TASK GOAL:
Take every line from the first down to the line with "const data = categories.map((c, i)" and set it down exactly, without the pictures.

Plotting code records
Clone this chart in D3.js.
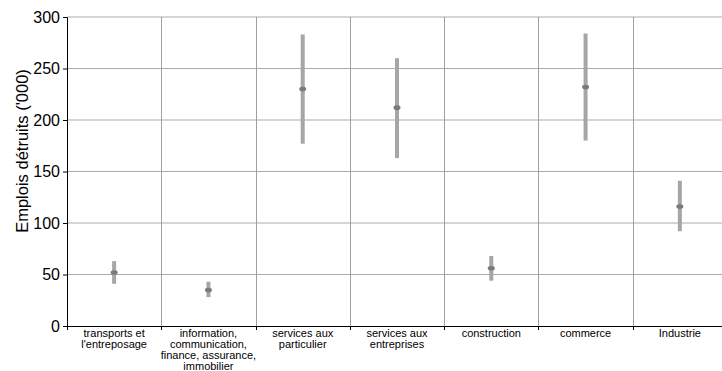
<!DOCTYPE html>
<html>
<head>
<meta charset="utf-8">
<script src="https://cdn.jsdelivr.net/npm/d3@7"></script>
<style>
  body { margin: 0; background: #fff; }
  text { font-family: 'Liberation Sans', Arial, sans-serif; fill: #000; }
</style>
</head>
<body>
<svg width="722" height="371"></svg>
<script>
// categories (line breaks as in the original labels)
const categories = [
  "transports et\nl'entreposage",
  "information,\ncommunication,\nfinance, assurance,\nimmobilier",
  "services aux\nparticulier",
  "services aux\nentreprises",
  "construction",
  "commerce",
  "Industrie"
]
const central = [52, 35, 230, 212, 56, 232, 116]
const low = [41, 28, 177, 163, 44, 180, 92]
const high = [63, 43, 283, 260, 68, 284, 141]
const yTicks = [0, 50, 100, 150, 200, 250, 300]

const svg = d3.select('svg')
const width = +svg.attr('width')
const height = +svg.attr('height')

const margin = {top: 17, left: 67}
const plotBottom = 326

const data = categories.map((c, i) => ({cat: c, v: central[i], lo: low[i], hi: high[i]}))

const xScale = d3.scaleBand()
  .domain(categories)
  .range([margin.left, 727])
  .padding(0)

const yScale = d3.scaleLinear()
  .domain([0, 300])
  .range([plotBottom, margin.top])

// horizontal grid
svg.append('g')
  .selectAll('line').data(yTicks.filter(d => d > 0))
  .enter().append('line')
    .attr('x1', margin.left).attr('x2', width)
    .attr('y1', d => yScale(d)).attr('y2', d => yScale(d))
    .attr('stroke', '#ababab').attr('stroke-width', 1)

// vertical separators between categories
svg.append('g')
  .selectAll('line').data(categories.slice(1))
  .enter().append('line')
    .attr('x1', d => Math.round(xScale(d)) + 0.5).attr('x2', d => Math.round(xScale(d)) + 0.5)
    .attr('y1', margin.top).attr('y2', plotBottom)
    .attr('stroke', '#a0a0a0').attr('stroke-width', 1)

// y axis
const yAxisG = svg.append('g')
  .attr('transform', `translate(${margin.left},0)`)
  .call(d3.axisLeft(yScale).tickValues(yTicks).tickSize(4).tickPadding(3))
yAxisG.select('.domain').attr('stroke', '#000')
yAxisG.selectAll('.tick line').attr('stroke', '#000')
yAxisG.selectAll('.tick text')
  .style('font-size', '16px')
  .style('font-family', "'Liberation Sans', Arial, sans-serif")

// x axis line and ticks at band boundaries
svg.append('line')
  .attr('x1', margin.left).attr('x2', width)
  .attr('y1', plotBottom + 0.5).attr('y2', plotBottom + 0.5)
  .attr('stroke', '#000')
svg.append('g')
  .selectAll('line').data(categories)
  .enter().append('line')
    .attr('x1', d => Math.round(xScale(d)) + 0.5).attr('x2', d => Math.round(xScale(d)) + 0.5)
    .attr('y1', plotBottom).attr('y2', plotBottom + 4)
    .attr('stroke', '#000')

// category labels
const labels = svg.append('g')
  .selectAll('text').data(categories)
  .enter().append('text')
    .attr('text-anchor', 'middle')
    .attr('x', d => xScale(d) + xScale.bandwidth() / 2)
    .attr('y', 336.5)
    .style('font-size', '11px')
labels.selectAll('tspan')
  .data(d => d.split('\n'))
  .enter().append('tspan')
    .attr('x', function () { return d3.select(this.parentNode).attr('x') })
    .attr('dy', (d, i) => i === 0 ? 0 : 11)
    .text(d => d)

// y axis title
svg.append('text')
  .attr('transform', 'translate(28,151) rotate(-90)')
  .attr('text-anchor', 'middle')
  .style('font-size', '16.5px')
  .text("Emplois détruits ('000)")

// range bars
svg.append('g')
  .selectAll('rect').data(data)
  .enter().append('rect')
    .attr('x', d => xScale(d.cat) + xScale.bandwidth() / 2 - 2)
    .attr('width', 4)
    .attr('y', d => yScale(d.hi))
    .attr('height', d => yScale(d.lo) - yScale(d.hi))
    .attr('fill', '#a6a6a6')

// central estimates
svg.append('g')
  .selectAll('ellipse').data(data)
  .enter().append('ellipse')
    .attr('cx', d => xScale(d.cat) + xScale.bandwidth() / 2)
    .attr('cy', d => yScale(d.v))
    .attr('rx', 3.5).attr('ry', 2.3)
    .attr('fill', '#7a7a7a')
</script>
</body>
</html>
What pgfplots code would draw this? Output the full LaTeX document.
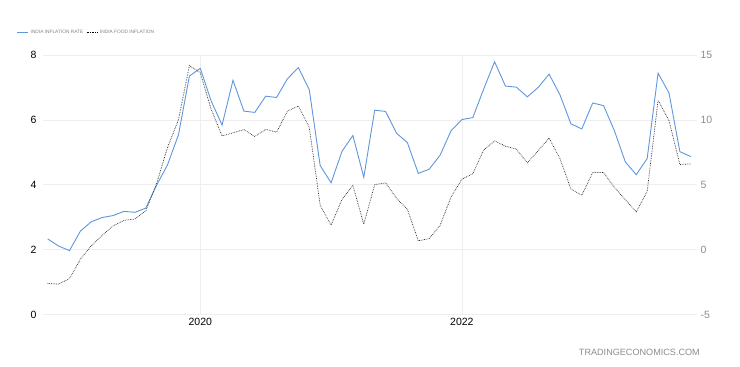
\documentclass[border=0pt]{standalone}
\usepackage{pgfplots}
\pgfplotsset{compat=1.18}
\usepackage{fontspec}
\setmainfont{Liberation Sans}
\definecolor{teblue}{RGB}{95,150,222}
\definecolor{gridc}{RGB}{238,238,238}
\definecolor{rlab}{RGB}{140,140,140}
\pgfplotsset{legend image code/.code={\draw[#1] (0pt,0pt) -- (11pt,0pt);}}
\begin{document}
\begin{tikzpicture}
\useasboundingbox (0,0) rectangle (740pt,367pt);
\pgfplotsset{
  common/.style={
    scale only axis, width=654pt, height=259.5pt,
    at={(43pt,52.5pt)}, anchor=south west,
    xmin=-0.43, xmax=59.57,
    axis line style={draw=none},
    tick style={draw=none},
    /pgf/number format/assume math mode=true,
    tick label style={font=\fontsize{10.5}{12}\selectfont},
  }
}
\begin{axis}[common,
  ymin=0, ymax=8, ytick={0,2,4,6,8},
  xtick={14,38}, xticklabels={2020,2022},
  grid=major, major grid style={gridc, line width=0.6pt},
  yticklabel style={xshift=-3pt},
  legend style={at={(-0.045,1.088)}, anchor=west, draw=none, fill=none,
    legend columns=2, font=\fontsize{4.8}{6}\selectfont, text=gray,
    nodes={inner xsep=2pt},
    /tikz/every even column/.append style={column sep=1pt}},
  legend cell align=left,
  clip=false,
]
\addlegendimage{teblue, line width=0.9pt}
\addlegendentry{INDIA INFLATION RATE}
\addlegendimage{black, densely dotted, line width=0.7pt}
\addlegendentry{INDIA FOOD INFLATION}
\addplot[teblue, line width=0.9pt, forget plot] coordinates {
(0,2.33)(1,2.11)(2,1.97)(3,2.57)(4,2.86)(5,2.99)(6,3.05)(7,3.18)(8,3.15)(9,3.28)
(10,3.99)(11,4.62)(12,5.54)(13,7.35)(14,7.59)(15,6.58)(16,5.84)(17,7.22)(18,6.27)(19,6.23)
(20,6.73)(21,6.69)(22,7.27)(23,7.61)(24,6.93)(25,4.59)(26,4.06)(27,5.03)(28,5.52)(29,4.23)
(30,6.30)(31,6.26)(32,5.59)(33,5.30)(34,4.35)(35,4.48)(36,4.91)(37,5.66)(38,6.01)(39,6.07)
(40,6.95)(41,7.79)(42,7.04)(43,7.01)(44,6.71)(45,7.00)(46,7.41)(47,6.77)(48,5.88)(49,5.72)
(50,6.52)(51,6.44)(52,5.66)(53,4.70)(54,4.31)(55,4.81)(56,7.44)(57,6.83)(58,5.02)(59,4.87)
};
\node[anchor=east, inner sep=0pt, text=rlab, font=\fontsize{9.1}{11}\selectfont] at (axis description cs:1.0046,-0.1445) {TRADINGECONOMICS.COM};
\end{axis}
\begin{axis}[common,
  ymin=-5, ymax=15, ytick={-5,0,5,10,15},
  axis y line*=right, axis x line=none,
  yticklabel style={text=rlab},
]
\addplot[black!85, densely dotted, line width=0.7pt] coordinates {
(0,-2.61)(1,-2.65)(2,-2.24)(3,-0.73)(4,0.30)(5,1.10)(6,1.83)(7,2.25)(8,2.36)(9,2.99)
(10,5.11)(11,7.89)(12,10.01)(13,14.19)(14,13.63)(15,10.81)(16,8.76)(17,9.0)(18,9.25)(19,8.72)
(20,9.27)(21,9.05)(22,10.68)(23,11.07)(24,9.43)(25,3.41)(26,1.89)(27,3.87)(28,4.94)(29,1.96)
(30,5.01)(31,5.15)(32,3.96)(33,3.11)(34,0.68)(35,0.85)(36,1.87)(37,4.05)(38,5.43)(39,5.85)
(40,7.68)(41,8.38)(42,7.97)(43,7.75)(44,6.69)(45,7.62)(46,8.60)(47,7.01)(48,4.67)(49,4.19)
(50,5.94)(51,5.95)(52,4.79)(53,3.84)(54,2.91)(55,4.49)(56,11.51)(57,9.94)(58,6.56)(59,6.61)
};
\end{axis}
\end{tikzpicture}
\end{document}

RESPONSE TO THE TASK:
Clone this chart in D3.js.
<!DOCTYPE html>
<html>
<head>
<meta charset="utf-8">
<script src="https://cdn.jsdelivr.net/npm/d3@7"></script>
<style>
  body { margin: 0; background: #fff; }
  text { font-family: 'Liberation Sans', Arial, sans-serif; fill: #000; }
</style>
</head>
<body>
<svg width="722" height="371"></svg>
<script>
// categories (line breaks as in the original labels)
const categories = [
  "transports et\nl'entreposage",
  "information,\ncommunication,\nfinance, assurance,\nimmobilier",
  "services aux\nparticulier",
  "services aux\nentreprises",
  "construction",
  "commerce",
  "Industrie"
]
const central = [52, 35, 230, 212, 56, 232, 116]
const low = [41, 28, 177, 163, 44, 180, 92]
const high = [63, 43, 283, 260, 68, 284, 141]
const yTicks = [0, 50, 100, 150, 200, 250, 300]

const svg = d3.select('svg')
const width = +svg.attr('width')
const height = +svg.attr('height')

const margin = {top: 17, left: 67}
const plotBottom = 326

const data = categories.map((c, i) => ({cat: c, v: central[i], lo: low[i], hi: high[i]}))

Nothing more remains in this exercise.